One day, her phone rang and it was EDI asking her to participate in a gathering of successful entrepreneurs, a function Chief Minister would preside over. She was even asked to share her struggle with the audience. “Till 2 PM I worked at the bakery and I took an hour off to write my speech and by 4.30 PM I was asking everybody if I can say all this,” Rachna says. “I told everything were honestly and boldly and within hours the function was over, I got a call from CM’s aide and things started moving.”
Officials in the power department started yielding but they took their time. “I was getting calls on daily basis till one day a transformer landed at my doorstep,” Rachna says. “Though I required 25 KV transformer, they came with 65 KV because they wanted to keep the locality happy at my cost – something that I objected to and they have agreed to rectify.”
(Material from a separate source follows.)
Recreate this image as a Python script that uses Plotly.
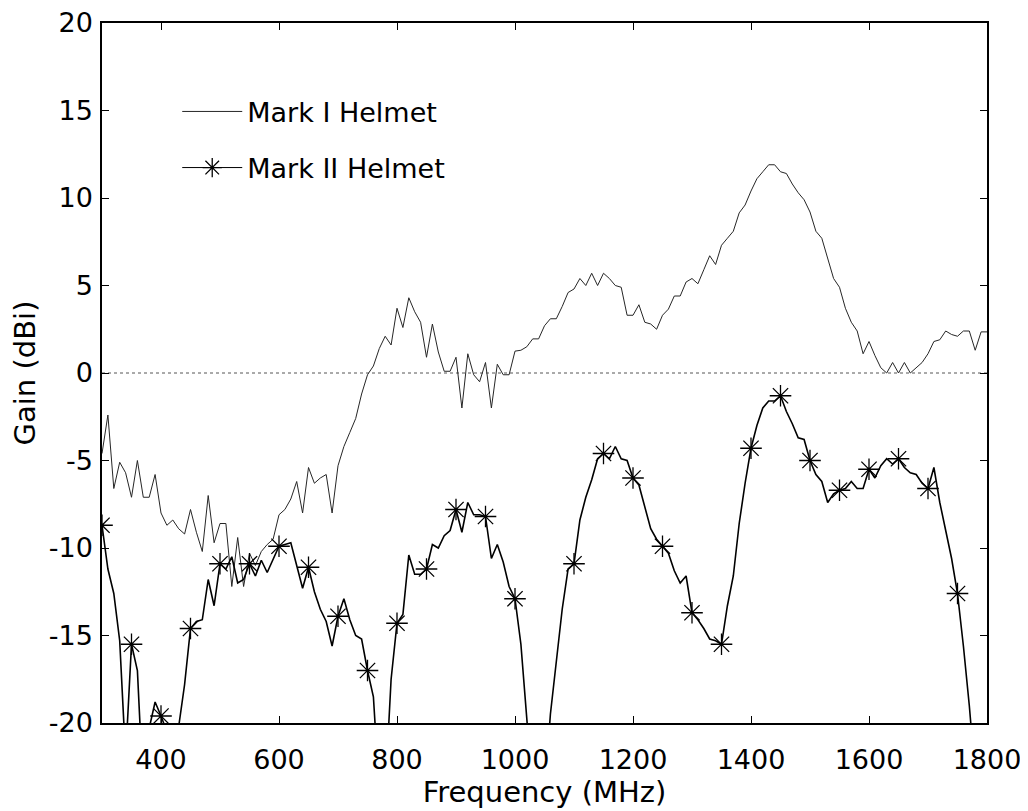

Rachna is happy to have succeeded. She now owns a rotary oven, a spiral mixer, a planetary mixer and a cutter besides lot many small things that the family already had. “Our project was worth Rs 9.80 lakh and it envisaged equipment cost of Rs 8.50 lakh and a working capital of Rs 1.42 lakh,” said the entrepreneur. “I just paid a margin money of Rs 42,000.”
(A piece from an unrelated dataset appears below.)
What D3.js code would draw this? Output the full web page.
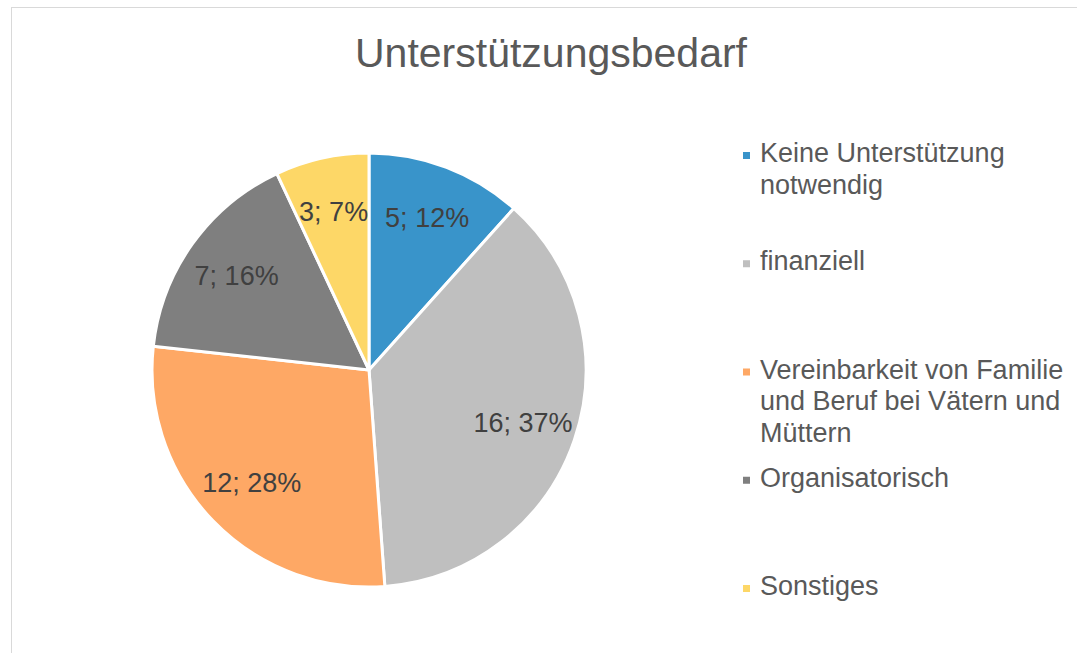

Now the family has moved from the Kachuri days. It is the only address in Jammu for eggless bakery, a key attraction for vegetarian people. “We use milk polish and avoid non-veg completely,” Rachna, a thorough vegetarian herself said. “We maintain a quality and that is getting us clients from all the corners of Jammu.” Her clients include many shakahari bureaucrats and businessmen. Items in the basket have grown up: there are five varieties of Kachuris, two diversities of rusks, a good biscuit portfolio, snacks, pizzas, sandwiches, muffins, cream rolls, cakes and pastries, and puddys.
But her bakery is not a one-couple show. “We have nine formal employees manning three sections of our products and everyone gets paid in time – three of them Rs 10,000 each,” Rachna said. “My husband is the face of the counter and I personally manage everything in the back-end.” She now manages her time between the bakery, the shop and interaction with officials. “We still do not take bulk orders because we need to add up to our capacities,” Rachna said. “I have to take time to go to EDI whenever they require my interaction with the new entrants.” She is a resource persons now, a guest faculty!
Within less than a year, the unit has a three ton four consumption in a month. “We are right now having a sale turnover of more than three lakh rupees a month and it is growing,” she said. “The margins are good.”
The family has no guests because they lack space to house them. But she is keen to dismantle it further to expand the counters. She wants to establish it a model unit before thinking of a chain, a dream she says she is committed to. She will not shift to an industrial estate even if she gets land because she owes part of her success to the location of her house. Her children have started thinking in terms of making value-additions in future.
Rachna is candid in admissions that it is she who takes most of the decisions of the family. But being empowered does not entail a disruption in tradition and routine. “I still cook the family meals,” she insists and breaks into a laughter.